▸ **What you will do**
All of the data that follows should be retyped exactly, please, except the pictures.

▸ **Given information**
★ ★ ★ ★ ★

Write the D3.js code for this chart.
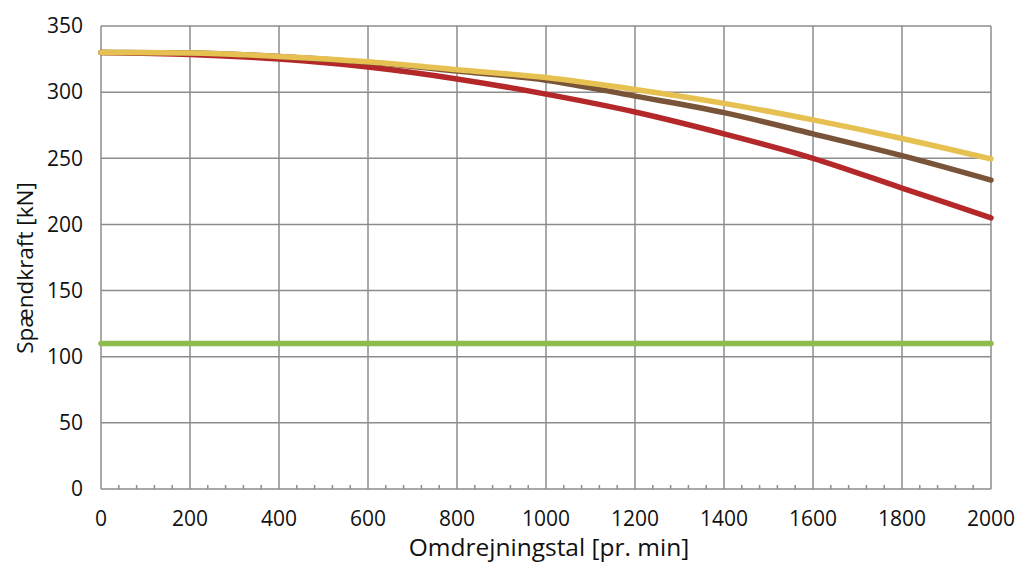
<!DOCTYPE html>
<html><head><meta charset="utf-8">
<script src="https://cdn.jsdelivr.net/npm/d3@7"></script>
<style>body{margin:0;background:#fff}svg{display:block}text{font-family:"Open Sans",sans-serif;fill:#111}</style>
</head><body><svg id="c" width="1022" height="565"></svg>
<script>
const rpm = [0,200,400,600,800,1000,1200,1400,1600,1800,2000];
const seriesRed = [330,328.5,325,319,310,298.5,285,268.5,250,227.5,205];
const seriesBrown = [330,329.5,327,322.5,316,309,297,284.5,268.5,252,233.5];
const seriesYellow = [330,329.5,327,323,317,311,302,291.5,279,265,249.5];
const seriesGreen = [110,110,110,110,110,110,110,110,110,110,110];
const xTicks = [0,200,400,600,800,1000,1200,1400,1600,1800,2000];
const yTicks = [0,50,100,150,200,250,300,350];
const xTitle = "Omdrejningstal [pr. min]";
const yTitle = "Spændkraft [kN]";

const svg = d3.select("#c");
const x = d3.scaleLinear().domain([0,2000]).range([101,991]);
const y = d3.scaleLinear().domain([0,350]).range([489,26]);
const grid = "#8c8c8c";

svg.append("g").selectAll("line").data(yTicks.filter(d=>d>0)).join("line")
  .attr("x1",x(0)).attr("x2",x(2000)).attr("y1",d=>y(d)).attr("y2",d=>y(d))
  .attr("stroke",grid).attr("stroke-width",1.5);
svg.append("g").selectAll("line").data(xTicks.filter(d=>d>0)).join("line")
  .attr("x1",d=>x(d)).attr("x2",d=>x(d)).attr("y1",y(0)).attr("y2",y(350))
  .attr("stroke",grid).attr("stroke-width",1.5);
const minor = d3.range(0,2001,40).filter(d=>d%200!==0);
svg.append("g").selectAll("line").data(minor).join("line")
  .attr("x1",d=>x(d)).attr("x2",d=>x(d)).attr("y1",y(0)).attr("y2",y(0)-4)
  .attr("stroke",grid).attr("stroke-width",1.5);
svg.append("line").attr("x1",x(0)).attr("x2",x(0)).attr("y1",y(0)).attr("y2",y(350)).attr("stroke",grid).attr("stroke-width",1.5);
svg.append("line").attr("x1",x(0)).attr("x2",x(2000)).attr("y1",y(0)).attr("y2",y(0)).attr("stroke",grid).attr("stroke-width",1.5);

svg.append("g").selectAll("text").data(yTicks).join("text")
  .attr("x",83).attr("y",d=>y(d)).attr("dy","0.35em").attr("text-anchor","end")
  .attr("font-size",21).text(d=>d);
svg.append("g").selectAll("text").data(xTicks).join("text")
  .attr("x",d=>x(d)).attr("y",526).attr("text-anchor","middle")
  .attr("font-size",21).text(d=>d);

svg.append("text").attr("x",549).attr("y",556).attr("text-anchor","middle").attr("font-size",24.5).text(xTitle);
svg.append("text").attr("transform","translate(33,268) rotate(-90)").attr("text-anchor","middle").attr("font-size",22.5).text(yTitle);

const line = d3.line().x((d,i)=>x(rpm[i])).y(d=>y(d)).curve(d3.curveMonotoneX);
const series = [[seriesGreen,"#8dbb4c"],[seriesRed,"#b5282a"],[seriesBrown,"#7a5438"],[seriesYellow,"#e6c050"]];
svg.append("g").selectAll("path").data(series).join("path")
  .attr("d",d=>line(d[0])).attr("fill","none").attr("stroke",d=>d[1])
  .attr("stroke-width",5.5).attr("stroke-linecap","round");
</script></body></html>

★ ★ ★ ★ ★

▸ **Written reply**
Write the D3.js code for this chart.
<!DOCTYPE html>
<html><head><meta charset="utf-8">
<script src="https://cdn.jsdelivr.net/npm/d3@7"></script>
<style>body{margin:0;background:#fff}svg{display:block}text{font-family:"Open Sans",sans-serif;fill:#111}</style>
</head><body><svg id="c" width="1022" height="565"></svg>
<script>
const rpm = [0,200,400,600,800,1000,1200,1400,1600,1800,2000];
const seriesRed = [330,328.5,325,319,310,298.5,285,268.5,250,227.5,205];
const seriesBrown = [330,329.5,327,322.5,316,309,297,284.5,268.5,252,233.5];
const seriesYellow = [330,329.5,327,323,317,311,302,291.5,279,265,249.5];
const seriesGreen = [110,110,110,110,110,110,110,110,110,110,110];
const xTicks = [0,200,400,600,800,1000,1200,1400,1600,1800,2000];
const yTicks = [0,50,100,150,200,250,300,350];
const xTitle = "Omdrejningstal [pr. min]";
const yTitle = "Spændkraft [kN]";

const svg = d3.select("#c");
const x = d3.scaleLinear().domain([0,2000]).range([101,991]);
const y = d3.scaleLinear().domain([0,350]).range([489,26]);
const grid = "#8c8c8c";

svg.append("g").selectAll("line").data(yTicks.filter(d=>d>0)).join("line")
  .attr("x1",x(0)).attr("x2",x(2000)).attr("y1",d=>y(d)).attr("y2",d=>y(d))
  .attr("stroke",grid).attr("stroke-width",1.5);
svg.append("g").selectAll("line").data(xTicks.filter(d=>d>0)).join("line")
  .attr("x1",d=>x(d)).attr("x2",d=>x(d)).attr("y1",y(0)).attr("y2",y(350))
  .attr("stroke",grid).attr("stroke-width",1.5);
const minor = d3.range(0,2001,40).filter(d=>d%200!==0);
svg.append("g").selectAll("line").data(minor).join("line")
  .attr("x1",d=>x(d)).attr("x2",d=>x(d)).attr("y1",y(0)).attr("y2",y(0)-4)
  .attr("stroke",grid).attr("stroke-width",1.5);
svg.append("line").attr("x1",x(0)).attr("x2",x(0)).attr("y1",y(0)).attr("y2",y(350)).attr("stroke",grid).attr("stroke-width",1.5);
svg.append("line").attr("x1",x(0)).attr("x2",x(2000)).attr("y1",y(0)).attr("y2",y(0)).attr("stroke",grid).attr("stroke-width",1.5);

svg.append("g").selectAll("text").data(yTicks).join("text")
  .attr("x",83).attr("y",d=>y(d)).attr("dy","0.35em").attr("text-anchor","end")
  .attr("font-size",21).text(d=>d);
svg.append("g").selectAll("text").data(xTicks).join("text")
  .attr("x",d=>x(d)).attr("y",526).attr("text-anchor","middle")
  .attr("font-size",21).text(d=>d);

svg.append("text").attr("x",549).attr("y",556).attr("text-anchor","middle").attr("font-size",24.5).text(xTitle);
svg.append("text").attr("transform","translate(33,268) rotate(-90)").attr("text-anchor","middle").attr("font-size",22.5).text(yTitle);

const line = d3.line().x((d,i)=>x(rpm[i])).y(d=>y(d)).curve(d3.curveMonotoneX);
const series = [[seriesGreen,"#8dbb4c"],[seriesRed,"#b5282a"],[seriesBrown,"#7a5438"],[seriesYellow,"#e6c050"]];
svg.append("g").selectAll("path").data(series).join("path")
  .attr("d",d=>line(d[0])).attr("fill","none").attr("stroke",d=>d[1])
  .attr("stroke-width",5.5).attr("stroke-linecap","round");
</script></body></html>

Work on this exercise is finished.